WHAT IS ASKED: Your task is to repeat the entries underneath exactly, minus the pictures.

- - -

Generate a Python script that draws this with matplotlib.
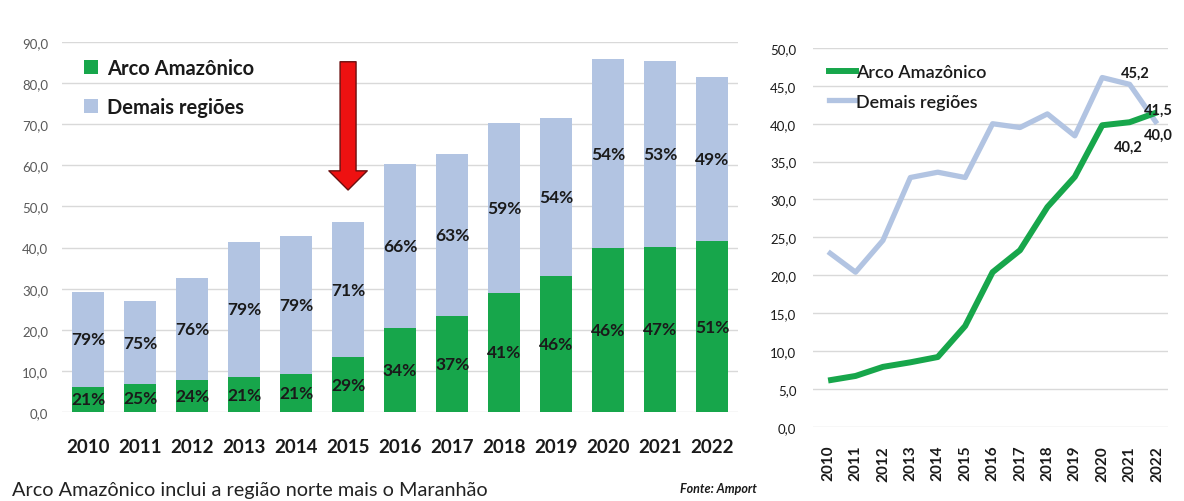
import matplotlib
matplotlib.use("Agg")
import matplotlib.pyplot as plt
from matplotlib.patches import Patch
from matplotlib.lines import Line2D

years = ["2010", "2011", "2012", "2013", "2014", "2015", "2016",
         "2017", "2018", "2019", "2020", "2021", "2022"]
arco = [6.1, 6.7, 7.9, 8.5, 9.2, 13.3, 20.4, 23.3, 29.0, 33.0, 39.8, 40.2, 41.5]
demais = [23.1, 20.4, 24.6, 32.9, 33.6, 32.9, 40.0, 39.5, 41.3, 38.4, 46.1, 45.2, 40.0]
pct_arco = ["21%", "25%", "24%", "21%", "21%", "29%", "34%", "37%", "41%", "46%", "46%", "47%", "51%"]
pct_demais = ["79%", "75%", "76%", "79%", "79%", "71%", "66%", "63%", "59%", "54%", "54%", "53%", "49%"]
left_yticks = [0, 10, 20, 30, 40, 50, 60, 70, 80, 90]
right_yticks = [0, 5, 10, 15, 20, 25, 30, 35, 40, 45, 50]

GREEN = "#17a64b"
BLUE = "#b2c4e2"
GRID = "#d9d9d9"
TICKC = "#595959"
TXT = "#1a1a1a"
FONT = "Lato"

plt.rcParams["font.family"] = [FONT, "DejaVu Sans"]

fig = plt.figure(figsize=(11.84, 5.02), dpi=100)
fig.patch.set_facecolor("white")

def fmt(v):
    return f"{v:.1f}".replace(".", ",")

# ---------- Left: stacked bars ----------
ax = fig.add_axes([0.0524, 0.1773, 0.571, 0.737])
x = list(range(len(years)))
ax.bar(x, arco, width=0.63, color=GREEN, zorder=3)
ax.bar(x, demais, width=0.63, bottom=arco, color=BLUE, zorder=3)
ax.set_ylim(0, 90)
ax.set_xlim(-0.5, 12.5)
ax.set_yticks(left_yticks)
ax.set_yticklabels([fmt(v) for v in left_yticks], color=TICKC, fontsize=9.5)
ax.set_xticks(x)
ax.set_xticklabels(years, fontsize=13.5, fontweight="bold", color=TXT)
ax.tick_params(axis="both", length=0)
ax.tick_params(axis="y", pad=10)
ax.tick_params(axis="x", pad=19)
ax.grid(axis="y", color=GRID, linewidth=1, zorder=0)
for s in ax.spines.values():
    s.set_visible(False)
for i in x:
    ax.text(i, arco[i] / 2, pct_arco[i], ha="center", va="center",
            fontsize=12.5, fontweight="bold", color=TXT, zorder=4)
    ax.text(i, arco[i] + demais[i] / 2, pct_demais[i], ha="center", va="center",
            fontsize=12.5, fontweight="bold", color=TXT, zorder=4)

h1 = [Patch(facecolor=GREEN, edgecolor="none"), Patch(facecolor=BLUE, edgecolor="none")]
leg = ax.legend(h1, ["Arco Amazônico", "Demais regiões"], loc="upper left",
                bbox_to_anchor=(0.005, 1.005), frameon=False,
                prop={"family": FONT, "weight": "bold", "size": 14.5},
                handlelength=0.7, handleheight=0.7, handletextpad=0.45,
                labelspacing=0.95)
for t in leg.get_texts():
    t.set_color(TXT)

# red arrow over 2015
ax.annotate("", xy=(5, 54.0), xytext=(5, 85.2),
            arrowprops=dict(arrowstyle="simple,head_length=1.2,head_width=2.4,tail_width=1.0",
                            mutation_scale=11.5, fc="#ee1111", ec="#6a1010", lw=1,
                            shrinkA=0, shrinkB=0), zorder=5)

# ---------- Right: lines ----------
ax2 = fig.add_axes([0.6867, 0.148, 0.2998, 0.7544])
ax2.plot(x, demais, color=BLUE, linewidth=3.8, solid_capstyle="butt", zorder=3)
ax2.plot(x, arco, color=GREEN, linewidth=4.3, solid_capstyle="butt", zorder=4)
ax2.set_ylim(0, 50)
ax2.set_xlim(-0.55, 12.4)
ax2.set_yticks(right_yticks)
ax2.set_yticklabels([fmt(v) for v in right_yticks], color=TXT, fontsize=9.5)
ax2.set_xticks(x)
ax2.set_xticklabels(years, rotation=90, fontsize=11, fontweight="bold", color=TXT)
ax2.tick_params(axis="both", length=0)
ax2.tick_params(axis="y", pad=12)
ax2.tick_params(axis="x", pad=13)
ax2.grid(axis="y", color=GRID, linewidth=1, zorder=0)
for s in ax2.spines.values():
    s.set_visible(False)

h2 = [Line2D([], [], color=GREEN, linewidth=4.3), Line2D([], [], color=BLUE, linewidth=3.8)]
leg2 = ax2.legend(h2, ["Arco Amazônico", "Demais regiões"], loc="upper left",
                  bbox_to_anchor=(0.0, 1.0), frameon=False,
                  prop={"family": FONT, "weight": "semibold", "size": 13},
                  handlelength=1.5, handletextpad=0.0, labelspacing=0.75)
for t in leg2.get_texts():
    t.set_color(TXT)

lab = dict(fontsize=10.5, fontweight="bold", color=TXT, ha="center", va="center",
           textcoords="offset points", zorder=6)
ax2.annotate(fmt(demais[11]), (11, demais[11]), xytext=(4, 8), **lab)
ax2.annotate(fmt(arco[11]), (11, arco[11]), xytext=(-1, -18), **lab)
ax2.annotate(fmt(arco[12]), (12, arco[12]), xytext=(1, 2), **lab)
ax2.annotate(fmt(demais[12]), (12, demais[12]), xytext=(1, -8), **lab)

# ---------- footer ----------
fig.text(0.010, 0.022, "Arco Amazônico inclui a região norte mais o Maranhão",
         fontsize=14.3, color="#222222", ha="left", va="center")
fig.text(0.639, 0.025, "Fonte: Amport", fontsize=9, fontstyle="italic",
         fontweight="bold", color=TXT, ha="right", va="center")

fig.savefig("out.png", dpi=100, facecolor="white")
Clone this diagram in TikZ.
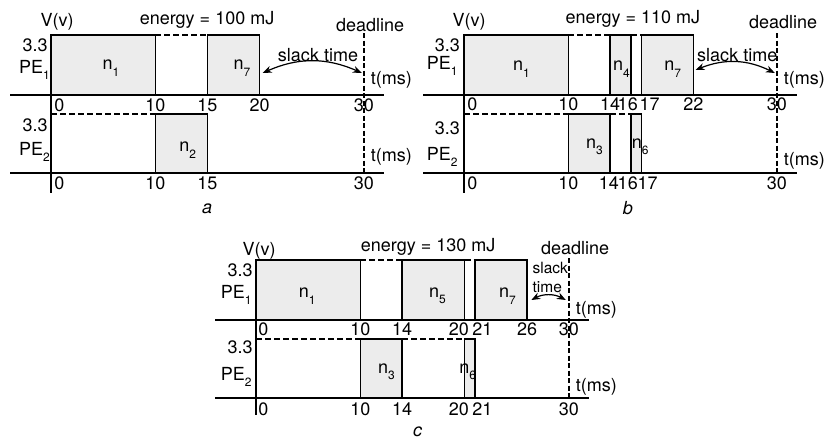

- - -

RESULT OF THE TASK:
Generate a Python script that draws this with matplotlib.
import matplotlib
matplotlib.use("Agg")
import matplotlib.pyplot as plt
from matplotlib.patches import Patch
from matplotlib.lines import Line2D

years = ["2010", "2011", "2012", "2013", "2014", "2015", "2016",
         "2017", "2018", "2019", "2020", "2021", "2022"]
arco = [6.1, 6.7, 7.9, 8.5, 9.2, 13.3, 20.4, 23.3, 29.0, 33.0, 39.8, 40.2, 41.5]
demais = [23.1, 20.4, 24.6, 32.9, 33.6, 32.9, 40.0, 39.5, 41.3, 38.4, 46.1, 45.2, 40.0]
pct_arco = ["21%", "25%", "24%", "21%", "21%", "29%", "34%", "37%", "41%", "46%", "46%", "47%", "51%"]
pct_demais = ["79%", "75%", "76%", "79%", "79%", "71%", "66%", "63%", "59%", "54%", "54%", "53%", "49%"]
left_yticks = [0, 10, 20, 30, 40, 50, 60, 70, 80, 90]
right_yticks = [0, 5, 10, 15, 20, 25, 30, 35, 40, 45, 50]

GREEN = "#17a64b"
BLUE = "#b2c4e2"
GRID = "#d9d9d9"
TICKC = "#595959"
TXT = "#1a1a1a"
FONT = "Lato"

plt.rcParams["font.family"] = [FONT, "DejaVu Sans"]

fig = plt.figure(figsize=(11.84, 5.02), dpi=100)
fig.patch.set_facecolor("white")

def fmt(v):
    return f"{v:.1f}".replace(".", ",")

# ---------- Left: stacked bars ----------
ax = fig.add_axes([0.0524, 0.1773, 0.571, 0.737])
x = list(range(len(years)))
ax.bar(x, arco, width=0.63, color=GREEN, zorder=3)
ax.bar(x, demais, width=0.63, bottom=arco, color=BLUE, zorder=3)
ax.set_ylim(0, 90)
ax.set_xlim(-0.5, 12.5)
ax.set_yticks(left_yticks)
ax.set_yticklabels([fmt(v) for v in left_yticks], color=TICKC, fontsize=9.5)
ax.set_xticks(x)
ax.set_xticklabels(years, fontsize=13.5, fontweight="bold", color=TXT)
ax.tick_params(axis="both", length=0)
ax.tick_params(axis="y", pad=10)
ax.tick_params(axis="x", pad=19)
ax.grid(axis="y", color=GRID, linewidth=1, zorder=0)
for s in ax.spines.values():
    s.set_visible(False)
for i in x:
    ax.text(i, arco[i] / 2, pct_arco[i], ha="center", va="center",
            fontsize=12.5, fontweight="bold", color=TXT, zorder=4)
    ax.text(i, arco[i] + demais[i] / 2, pct_demais[i], ha="center", va="center",
            fontsize=12.5, fontweight="bold", color=TXT, zorder=4)

h1 = [Patch(facecolor=GREEN, edgecolor="none"), Patch(facecolor=BLUE, edgecolor="none")]
leg = ax.legend(h1, ["Arco Amazônico", "Demais regiões"], loc="upper left",
                bbox_to_anchor=(0.005, 1.005), frameon=False,
                prop={"family": FONT, "weight": "bold", "size": 14.5},
                handlelength=0.7, handleheight=0.7, handletextpad=0.45,
                labelspacing=0.95)
for t in leg.get_texts():
    t.set_color(TXT)

# red arrow over 2015
ax.annotate("", xy=(5, 54.0), xytext=(5, 85.2),
            arrowprops=dict(arrowstyle="simple,head_length=1.2,head_width=2.4,tail_width=1.0",
                            mutation_scale=11.5, fc="#ee1111", ec="#6a1010", lw=1,
                            shrinkA=0, shrinkB=0), zorder=5)

# ---------- Right: lines ----------
ax2 = fig.add_axes([0.6867, 0.148, 0.2998, 0.7544])
ax2.plot(x, demais, color=BLUE, linewidth=3.8, solid_capstyle="butt", zorder=3)
ax2.plot(x, arco, color=GREEN, linewidth=4.3, solid_capstyle="butt", zorder=4)
ax2.set_ylim(0, 50)
ax2.set_xlim(-0.55, 12.4)
ax2.set_yticks(right_yticks)
ax2.set_yticklabels([fmt(v) for v in right_yticks], color=TXT, fontsize=9.5)
ax2.set_xticks(x)
ax2.set_xticklabels(years, rotation=90, fontsize=11, fontweight="bold", color=TXT)
ax2.tick_params(axis="both", length=0)
ax2.tick_params(axis="y", pad=12)
ax2.tick_params(axis="x", pad=13)
ax2.grid(axis="y", color=GRID, linewidth=1, zorder=0)
for s in ax2.spines.values():
    s.set_visible(False)

h2 = [Line2D([], [], color=GREEN, linewidth=4.3), Line2D([], [], color=BLUE, linewidth=3.8)]
leg2 = ax2.legend(h2, ["Arco Amazônico", "Demais regiões"], loc="upper left",
                  bbox_to_anchor=(0.0, 1.0), frameon=False,
                  prop={"family": FONT, "weight": "semibold", "size": 13},
                  handlelength=1.5, handletextpad=0.0, labelspacing=0.75)
for t in leg2.get_texts():
    t.set_color(TXT)

lab = dict(fontsize=10.5, fontweight="bold", color=TXT, ha="center", va="center",
           textcoords="offset points", zorder=6)
ax2.annotate(fmt(demais[11]), (11, demais[11]), xytext=(4, 8), **lab)
ax2.annotate(fmt(arco[11]), (11, arco[11]), xytext=(-1, -18), **lab)
ax2.annotate(fmt(arco[12]), (12, arco[12]), xytext=(1, 2), **lab)
ax2.annotate(fmt(demais[12]), (12, demais[12]), xytext=(1, -8), **lab)

# ---------- footer ----------
fig.text(0.010, 0.022, "Arco Amazônico inclui a região norte mais o Maranhão",
         fontsize=14.3, color="#222222", ha="left", va="center")
fig.text(0.639, 0.025, "Fonte: Amport", fontsize=9, fontstyle="italic",
         fontweight="bold", color=TXT, ha="right", va="center")

fig.savefig("out.png", dpi=100, facecolor="white")
Clone this diagram in TikZ.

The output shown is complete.